Suggested Couse of Action for Warehouse Providers

Given the uncertainty described above, for now, the safest course of action for a warehouse provider warehousing eNotes is to (i) perfect under Article 9 by filing first against the mortgage originator and (ii) obtain control under the eRegistry.  If another party’s earlier filing arguably covers the warehouse provider’s collateral, an intercreditor agreement will be required.  In addition, warehouse providers who finance eNotes should be diligent to determine whether the eVaults in which those eNotes are held and the eRegistry, together, meet the requirements of e-Sign and UETA.  This will require review of the contracts tying the eVaults used by a warehouse provider to the eRegistry to make sure registration as the “secured party” on the eRegistry sufficient to give the warehouse provider “control” of the eNotes.  Until the legal ambiguities described in this eAlert are resolved, prudent warehouse providers should take precautions to ensure that—regardless of which way the courts resolve the ambiguities of e-Sign and UETA—the warehouse provider  will be found to have a perfected, first-priority interest in its eNotes.

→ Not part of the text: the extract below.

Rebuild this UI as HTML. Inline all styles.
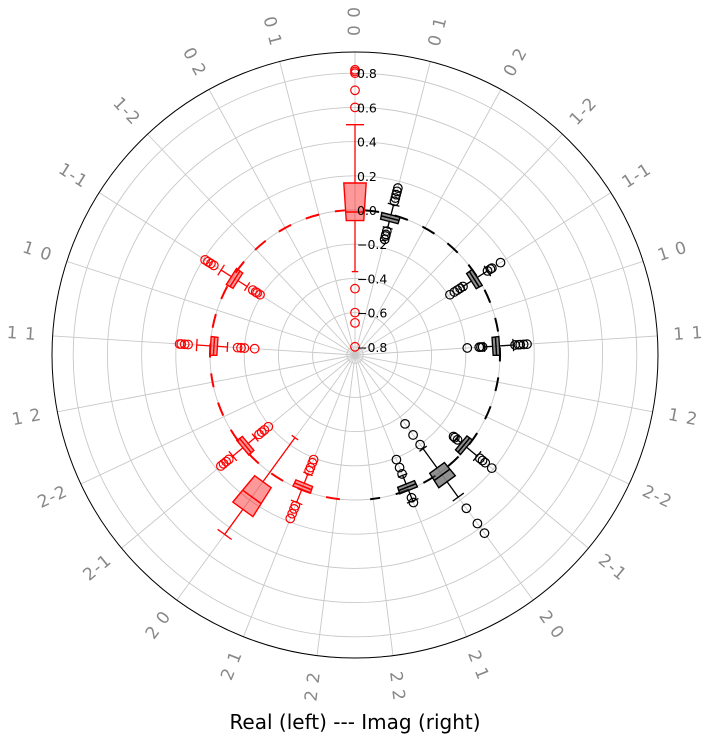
<!DOCTYPE html>
<html><head><meta charset="utf-8">
<style>
html,body{margin:0;padding:0;background:#fff;}
svg{display:block;font-family:"DejaVu Sans","Liberation Sans",sans-serif;}
</style></head>
<body>
<svg id="chart" width="712" height="739" viewBox="0 0 712 739" xmlns="http://www.w3.org/2000/svg">
<g id="grid"></g>
<g id="labels"></g>
<g id="rings"></g>
<g id="boxes"></g>
<g id="rlabels"></g>
<text x="355" y="729" font-size="20" text-anchor="middle" fill="#000">Real (left) --- Imag (right)</text>
</svg>
<script>
// ---- data ----
const angleLabels = ["0 0","0 1","0 2","1-2","1-1","1 0","1 1","1 2","2-2","2-1","2 0","2 1","2 2"];
const radialTicks = [-0.8,-0.6,-0.4,-0.2,0.0,0.2,0.4,0.6,0.8];
const boxSide   = [-1, -1, -1, -1, -1, -1, 1, 1, 1, 1, 1, 1];
const boxIndex  = [0, 4, 6, 9, 10, 11, 1, 4, 6, 9, 10, 11];
const boxQ1     = [-0.06,-0.035,-0.04,-0.035,0.07,-0.04, -0.04,-0.04,-0.04,-0.04,-0.03,-0.035];
const boxMed    = [-0.01,-0.015,-0.02,-0.015,0.18,-0.02, -0.02,-0.02,-0.02,-0.02,0.02,-0.015];
const boxQ3     = [0.16, 0.01, 0.0, 0.005, 0.27, 0.0, 0.0, 0.0, 0.0, 0.0, 0.07, 0.005];
const whiskLo   = [-0.36,-0.1,-0.1,-0.09,-0.25,-0.1, -0.08,-0.1,-0.09,-0.08,-0.17,-0.09];
const whiskHi   = [0.50, 0.08, 0.08, 0.08, 0.45, 0.08, 0.06, 0.07, 0.08, 0.08, 0.18, 0.07];
const outliers  = [
  [-0.46,-0.6,-0.66,-0.8,0.6,0.7,0.8,0.81,0.82],
  [-0.14,-0.16,-0.17,-0.19,0.13,0.15,0.17,0.19],
  [-0.16,-0.18,-0.2,-0.26,0.13,0.15,0.17,0.18],
  [-0.12,-0.14,-0.16,-0.19,0.11,0.13,0.15,0.17],
  [],
  [-0.19,-0.17,-0.14,-0.12,0.1,0.12,0.15,0.18],
  [-0.1,-0.12,-0.13,-0.15,0.08,0.1,0.12,0.14,0.16],
  [-0.1,-0.12,-0.14,-0.16,-0.19,0.07,0.09,0.1,0.16],
  [-0.1,-0.11,-0.12,-0.19,0.09,0.11,0.12,0.14,0.16],
  [-0.07,-0.09,-0.1,0.1,0.12,0.14,0.19],
  [-0.2,-0.27,-0.35,0.26,0.37,0.44],
  [-0.19,-0.14,-0.1,0.05,0.08]
];
// ---- geometry ----
const NS="http://www.w3.org/2000/svg";
const cx=355, cy=355, R0=145, K=171, ROUT=303;
const STEP=14.4*Math.PI/180;
function rad(v){return R0+v*K;}
function pt(th,r){return [cx+r*Math.sin(th), cy-r*Math.cos(th)];}
function mk(tag,attrs,parent){const e=document.createElementNS(NS,tag);for(const k in attrs)e.setAttribute(k,attrs[k]);parent.appendChild(e);return e;}
const grid=document.getElementById('grid');
radialTicks.forEach(v=>{
  const c=mk('circle',{cx:cx,cy:cy,r:rad(v),fill:'none',stroke:'#c8c8c8','stroke-width':0.9},grid);
  
  
});
for(let i=0;i<25;i++){
  const th=i*2*Math.PI/25;const p=pt(th,ROUT);
  const l=mk('line',{x1:cx,y1:cy,x2:p[0],y2:p[1],stroke:'#c8c8c8','stroke-width':0.9},grid);
  
  
}
const oc=mk('circle',{cx:cx,cy:cy,r:ROUT,fill:'none',stroke:'#000','stroke-width':1},grid);


const lab=document.getElementById('labels');
angleLabels.forEach((t,i)=>{
  [1,-1].forEach(s=>{
    if(i===0&&s===-1)return;
    const thd=s*i*14.4; const p=pt(thd*Math.PI/180,334);
    const rot= s>0 ? thd-90 : thd+90;
    const e=mk('text',{x:p[0],y:p[1],'font-size':17,fill:'#888','text-anchor':'middle','dominant-baseline':'central','letter-spacing':'1',transform:`rotate(${rot} ${p[0]} ${p[1]})`},lab);
    e.textContent=t;
    
    
  });
});
const rings=document.getElementById('rings');
function arc(a0,a1,r){const p0=pt(a0,r),p1=pt(a1,r);return `M${p0[0]},${p0[1]} A${r},${r} 0 0 1 ${p1[0]},${p1[1]}`;}
const ra=mk('path',{d:arc(-174*Math.PI/180,-4*Math.PI/180,rad(0)),fill:'none',stroke:'#f00','stroke-width':2,'stroke-dasharray':'14 16'},rings);


const ia=mk('path',{d:arc(4*Math.PI/180,174*Math.PI/180,rad(0)),fill:'none',stroke:'#000','stroke-width':2,'stroke-dasharray':'14 16'},rings);


const bg=document.getElementById('boxes');
const W=0.13;
boxIndex.forEach((idx,k)=>{
  const s=boxSide[k]; const th=s*idx*STEP;
  const col= s<0 ? '#f00':'#000';
  const fill= s<0 ? 'rgba(255,0,0,0.4)':'rgba(70,70,70,0.6)';
  const g=mk('g',{},bg);
  
  
  [[boxQ1[k],whiskLo[k]],[boxQ3[k],whiskHi[k]]].forEach(([a,b])=>{
    const p=pt(th,rad(a)),q=pt(th,rad(b));
    mk('line',{x1:p[0],y1:p[1],x2:q[0],y2:q[1],stroke:col,'stroke-width':1.3},g);
    const c1=pt(th-W*0.3,rad(b)),c2=pt(th+W*0.3,rad(b));
    mk('line',{x1:c1[0],y1:c1[1],x2:c2[0],y2:c2[1],stroke:col,'stroke-width':1.3},g);
  });
  const a=pt(th-W/2,rad(boxQ1[k])),b=pt(th+W/2,rad(boxQ1[k])),c=pt(th+W/2,rad(boxQ3[k])),d=pt(th-W/2,rad(boxQ3[k]));
  mk('polygon',{points:[a,b,c,d].map(p=>p.join(',')).join(' '),fill:fill,stroke:col,'stroke-width':1.4},g);
  const m1=pt(th-W/2,rad(boxMed[k])),m2=pt(th+W/2,rad(boxMed[k]));
  mk('line',{x1:m1[0],y1:m1[1],x2:m2[0],y2:m2[1],stroke:col,'stroke-width':1.5},g);
  outliers[k].forEach(v=>{
    const p=pt(th,rad(v));
    const o=mk('circle',{cx:p[0],cy:p[1],r:4.3,fill:'none',stroke:col,'stroke-width':1.2},g);
    
    
  });
});
const rl=document.getElementById('rlabels');
radialTicks.forEach(v=>{
  const e=mk('text',{x:357,y:cy-rad(v)+5,'font-size':12.5,fill:'#000'},rl);
  e.textContent=(v<0?'\u2212':'')+Math.abs(v).toFixed(1);
  
  
});
</script>
</body></html>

1 Warehouse providers typically file financing statements covering all mortgage loans “funded by Provider, identified for funding on any request for funding, or otherwise identified for sale or pledge to Provider, or for which the related note has been delivered to or has otherwise come into the possession, custody or control of Provider or a third party acting on Buyer’s behalf.”  In the absence of fraud, this language should not cover a mortgage loan funded by another warehouse provider.  But history demonstrates that it is not safe to presume there will not be fraud.
2 UCC Section 9-309(2).
3 UCC Section 9-331(a) incorporates the protections of a holder in due course under Article 3.